Since he is looking after the Centre of Excellence for Urdu Informatics at the NLA, his word is from the horse’s mouth. But he admits that scholars disagree on the five letters that he has added to Urdu alphabet.

The book is a collection of articles Dr Durrani has written from time to time on Urdu Informatics. Published by the NLA, the book opens new vistas for techno geeks who love Urdu. Prof Fateh Muhammad Malik in his preface says that “the NLA has the credit of having taken the first step towards making Urdu the language of computer and towards standardisation of Urdu characters for Urdu software…With Dr Atash Durrani’s hard work and vision Urdu has got a conspicuous position in the domain of technology. As a result the technological use of Urdu came in vogue at many universities, ISO, Microsoft, mobile companies and many other institutions”. He hopes that this beginning today provides a solid foundation for Urdu’s brighter tomorrow in a world that is steeped in technology.

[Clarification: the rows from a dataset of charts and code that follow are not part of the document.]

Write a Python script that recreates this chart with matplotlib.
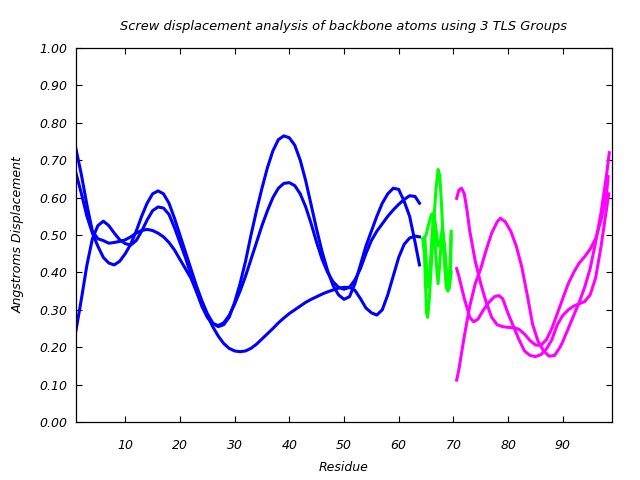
import matplotlib
matplotlib.use('Agg')
import matplotlib.pyplot as plt

# group 1 (blue), residues 1-64
blue_x = list(range(1, 64)) + [63.8]
blue_a = [0.73, 0.66, 0.58, 0.51, 0.49, 0.485, 0.478, 0.48, 0.483, 0.487,
          0.495, 0.505, 0.512, 0.515, 0.512, 0.505, 0.495, 0.48, 0.46, 0.435,
          0.41, 0.385, 0.35, 0.315, 0.285, 0.255, 0.23, 0.21, 0.197, 0.19,
          0.188, 0.19, 0.197, 0.208, 0.222, 0.236, 0.25, 0.265, 0.278, 0.29,
          0.30, 0.31, 0.32, 0.328, 0.335, 0.342, 0.348, 0.353, 0.358, 0.36,
          0.36, 0.352, 0.33, 0.305, 0.292, 0.286, 0.30, 0.34, 0.39, 0.44,
          0.475, 0.492, 0.497, 0.495]
blue_b = [0.665, 0.61, 0.55, 0.505, 0.47, 0.44, 0.425, 0.42, 0.43, 0.45,
          0.475, 0.51, 0.55, 0.585, 0.61, 0.618, 0.61, 0.585, 0.545, 0.50,
          0.455, 0.41, 0.365, 0.325, 0.29, 0.265, 0.255, 0.26, 0.28, 0.32,
          0.37, 0.43, 0.50, 0.565, 0.625, 0.68, 0.725, 0.755, 0.765, 0.76,
          0.74, 0.70, 0.645, 0.58, 0.515, 0.455, 0.405, 0.365, 0.34, 0.328,
          0.335, 0.37, 0.42, 0.47, 0.51, 0.55, 0.585, 0.61, 0.625, 0.622,
          0.59, 0.55, 0.48, 0.42]
blue_c = [0.245, 0.33, 0.42, 0.49, 0.525, 0.537, 0.525, 0.505, 0.487, 0.477,
          0.473, 0.485, 0.51, 0.54, 0.565, 0.575, 0.572, 0.555, 0.52, 0.48,
          0.44, 0.395, 0.35, 0.31, 0.28, 0.262, 0.258, 0.265, 0.285, 0.315,
          0.35, 0.39, 0.435, 0.48, 0.525, 0.565, 0.60, 0.625, 0.638, 0.64,
          0.632, 0.61, 0.575, 0.53, 0.48, 0.435, 0.40, 0.375, 0.36, 0.355,
          0.36, 0.38, 0.41, 0.45, 0.485, 0.51, 0.53, 0.55, 0.567, 0.582,
          0.595, 0.605, 0.603, 0.585]

# group 2 (green), residues 65-70
green_x1 = [64.4, 64.7, 64.9, 65.1, 65.3, 65.6, 66.0, 66.4, 66.8, 67.2,
            67.5, 67.8, 68.1, 68.4, 68.7, 69.0, 69.3, 69.5, 69.6]
green_y1 = [0.49, 0.45, 0.37, 0.29, 0.28, 0.33, 0.43, 0.53, 0.62, 0.675,
            0.66, 0.59, 0.50, 0.42, 0.36, 0.35, 0.36, 0.42, 0.50]
green_x2 = [64.5, 65.0, 65.5, 66.0, 66.3, 66.6, 66.9, 67.2, 67.5, 67.8,
            68.1, 68.4, 68.7, 69.0, 69.3, 69.5, 69.6]
green_y2 = [0.49, 0.50, 0.53, 0.555, 0.55, 0.49, 0.42, 0.37, 0.42, 0.49,
            0.50, 0.45, 0.38, 0.36, 0.38, 0.47, 0.51]
green_x3 = [64.8, 65.3, 65.7, 66.1, 66.4, 66.8, 67.2, 67.6, 68.0, 68.4,
            68.8, 69.2, 69.6]
green_y3 = [0.49, 0.36, 0.40, 0.50, 0.56, 0.52, 0.47, 0.48, 0.52, 0.47,
            0.39, 0.36, 0.40]

# group 3 (magenta), residues 71-99
mag_x1 = [70.6, 71.0, 71.5, 72.0, 72.5, 73, 74, 75, 76, 77, 78, 79, 80, 81,
          82, 83, 84, 85, 86, 87, 88, 89, 90, 91, 92, 93, 94, 95, 96, 97, 98,
          98.3]
mag_y1 = [0.598, 0.62, 0.625, 0.61, 0.565, 0.51, 0.43, 0.37, 0.32, 0.28,
          0.26, 0.255, 0.253, 0.252, 0.248, 0.235, 0.218, 0.206, 0.205, 0.22,
          0.25, 0.29, 0.33, 0.37, 0.40, 0.425, 0.442, 0.462, 0.49, 0.54, 0.61,
          0.656]
mag_x2 = [70.6, 71, 72, 73, 73.7, 74.5, 75.5, 76.5, 77.5, 78.3, 79, 80, 81,
          82, 83, 84, 85, 86, 87, 88, 89, 90, 91, 92, 93, 94, 95, 96, 97, 98,
          98.4]
mag_y2 = [0.41, 0.39, 0.33, 0.28, 0.268, 0.275, 0.30, 0.32, 0.335, 0.338,
          0.33, 0.29, 0.255, 0.22, 0.19, 0.178, 0.175, 0.18, 0.195, 0.22,
          0.26, 0.285, 0.30, 0.31, 0.316, 0.322, 0.34, 0.385, 0.47, 0.57, 0.61]
mag_x3 = [70.6, 71, 72, 73, 74, 75, 76, 77, 78, 78.6, 79.5, 80.5, 81.5,
          82.5, 83.5, 84.5, 85.5, 86.5, 87.5, 88.5, 89.5, 90, 91, 92, 93, 94,
          95, 96, 97, 98, 98.5]
mag_y3 = [0.112, 0.14, 0.23, 0.31, 0.37, 0.41, 0.46, 0.505, 0.535, 0.545,
          0.535, 0.51, 0.47, 0.415, 0.34, 0.26, 0.215, 0.19, 0.176, 0.178,
          0.2, 0.215, 0.25, 0.285, 0.32, 0.36, 0.41, 0.48, 0.56, 0.66, 0.72]

x_ticks = [10, 20, 30, 40, 50, 60, 70, 80, 90]
y_ticks = [0.0, 0.1, 0.2, 0.3, 0.4, 0.5, 0.6, 0.7, 0.8, 0.9, 1.0]

plt.rcParams['font.family'] = 'DejaVu Sans'
plt.rcParams['font.style'] = 'italic'

fig = plt.figure(figsize=(6.4, 4.8), dpi=100)
ax = fig.add_axes([76 / 640, 1 - 422 / 480, 536 / 640, 374 / 480])

lw = 2.2
for y in (blue_a, blue_b, blue_c):
    ax.plot(blue_x, y, color='#0000ff', lw=lw)
for x, y in ((green_x1, green_y1), (green_x2, green_y2), (green_x3, green_y3)):
    ax.plot(x, y, color='#00ff00', lw=lw)
for x, y in ((mag_x1, mag_y1), (mag_x2, mag_y2), (mag_x3, mag_y3)):
    ax.plot(x, y, color='#ff00ff', lw=lw)

ax.set_xlim(1, 99)
ax.set_ylim(0, 1)
ax.set_xticks(x_ticks)
ax.set_yticks(y_ticks)
ax.set_yticklabels(['%.2f' % v for v in y_ticks])
ax.tick_params(direction='in', length=4, width=0.8, top=True, right=True,
               labelsize=9, pad=6)
ax.tick_params(axis='x', pad=12)
for s in ax.spines.values():
    s.set_linewidth(0.9)

ax.set_title('Screw displacement analysis of backbone atoms using 3 TLS Groups',
             fontsize=9.4, pad=13)
ax.set_xlabel('Residue', fontsize=9, labelpad=7)
ax.set_ylabel('Angstroms Displacement', fontsize=9, labelpad=11)

plt.savefig('out.png', format='png')
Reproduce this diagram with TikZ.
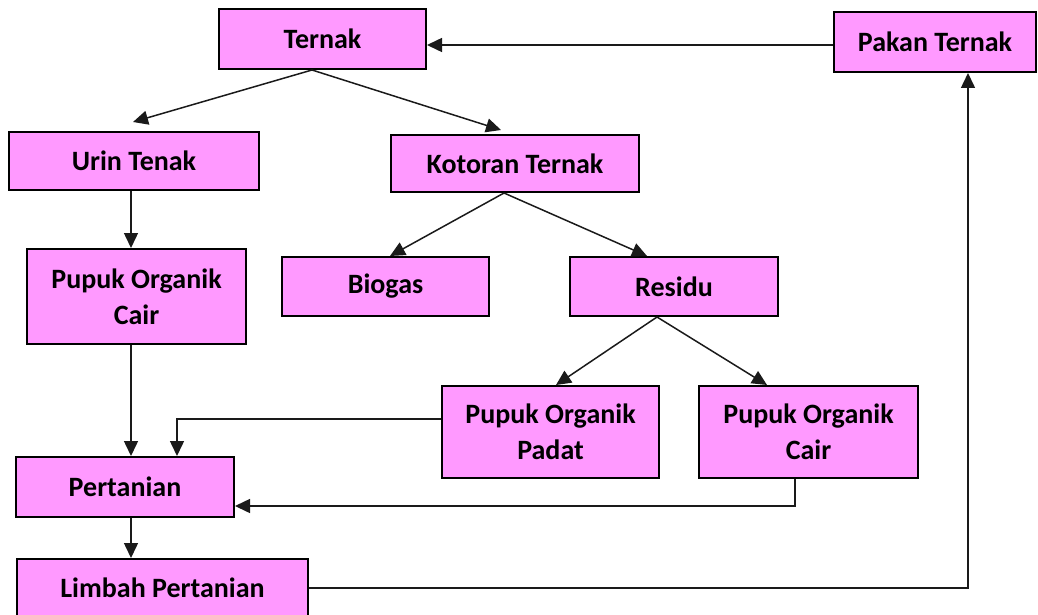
\documentclass[tikz,border=0pt]{standalone}
\usepackage{fontspec}
\setmainfont{Carlito}
\usetikzlibrary{arrows.meta,calc}
\definecolor{boxpink}{HTML}{FF99FF}
\definecolor{linegray}{HTML}{1A1A1A}
\begin{document}
\begin{tikzpicture}[x=1pt,y=-1pt,
  box/.style={draw=black, line width=2pt, fill=boxpink, inner sep=0pt,
    align=center, font=\bfseries\fontsize{28}{36}\selectfont},
  conn/.style={draw=linegray, line width=1.5pt},
  arr/.style={conn, -{Triangle[length=15pt,width=14pt]}}]
\useasboundingbox (0,0) rectangle (1038,615);
\node[box, minimum width=207pt, minimum height=60pt] (ternak) at (322.5,39) {Ternak};
\node[box, minimum width=202pt, minimum height=60pt] (pakan) at (935,42) {Pakan Ternak};
\node[box, minimum width=250pt, minimum height=58pt] (urin) at (134,161) {Urin Tenak};
\node[box, minimum width=248pt, minimum height=57pt] (kotoran) at (515,163.5) {Kotoran Ternak};
\node[box, minimum width=219pt, minimum height=95pt] (poca) at (136.5,296.5) {Pupuk Organik\\Cair};
\node[box, minimum width=207pt, minimum height=59pt] (biogas) at (385.5,286.5) {Biogas};
\node[box, minimum width=208pt, minimum height=59pt] (residu) at (674,286.5) {Residu};
\node[box, minimum width=217pt, minimum height=92pt] (padat) at (550.5,432) {Pupuk Organik\\Padat};
\node[box, minimum width=219pt, minimum height=92pt] (pocb) at (808.5,432) {Pupuk Organik\\Cair};
\node[box, minimum width=218pt, minimum height=60pt] (pertanian) at (125,487) {Pertanian};
\node[box, minimum width=291pt, minimum height=58pt] (limbah) at (162.5,588) {Limbah Pertanian};
% connectors
\draw[arr] ([yshift=-3pt]pakan.west) -- ([yshift=-3pt]pakan.west -| ternak.east);
\draw[arr] ([xshift=-10.5pt]ternak.south) -- ($(urin.north)+(-1,-9)$);
\draw[arr] ([xshift=-10.5pt]ternak.south) -- ($(kotoran.north)+(-14,-4)$);
\draw[arr] ([xshift=-3pt]urin.south) -- ([xshift=-3pt]urin.south |- poca.north);
\draw[arr] ([xshift=-11pt]kotoran.south) -- ([xshift=4.5pt]biogas.north);
\draw[arr] ([xshift=-11pt]kotoran.south) -- ([xshift=-27pt]residu.north);
\draw[arr] ([xshift=-17pt]residu.south) -- ([xshift=5.5pt]padat.north);
\draw[arr] ([xshift=-17pt]residu.south) -- ([xshift=-41.5pt]pocb.north);
\draw[arr] ([xshift=-5.5pt]poca.south) -- ([xshift=-5.5pt]poca.south |- pertanian.north);
\draw[arr] ([yshift=13pt]padat.west) -| ([xshift=52pt]pertanian.north);
\draw[arr] ([xshift=-13.5pt]pocb.south) |- ([yshift=-19pt]pertanian.east);
\draw[arr] ([xshift=6pt]pertanian.south) -- ([xshift=6pt]pertanian.south |- limbah.north);
\draw[arr] (limbah.east) -| ([xshift=33pt]pakan.south);
\end{tikzpicture}
\end{document}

The lovers of Urdu are naturally rejoiced at the inception of a new discipline named Urdu Informatics and no doubt Dr Durrani has played a pioneering role in it but one feels that sensitive issues like the number of letters in the Urdu alphabet need a consensus. Before heading forward, we must remember that many authorities such as Moulvi Abdul Haq, Dr Abdus Sattat Siddiqui, Dr Syed Abdullah, Shan-ul-Haq Haqqee, Syed Qudrat Naqvi, Suhail Bukhari, Rasheed Hasan Khan, Jameel Jalibi, Farman Fatehpuri, Waheed Qureshi, Gopi Chand Narang, Gian Chand Jain, Ab-ul-Lais Siddiqui, Shams-ur-Rahman Farooqi, Prof Masood Hasan Khan and Moinuddin Aqeel etc. have had different and at times even conflicting views over such issues.

The NLA must not be oblivious of sensitivities such as Urdu script, Urdu orthography, Urdu alphabet and number of letters that have caused bitter and prolonged controversies in the past. Aside from that aspect, the book is a must for the students of Urdu, informatics and, of course, Urdu Informatics.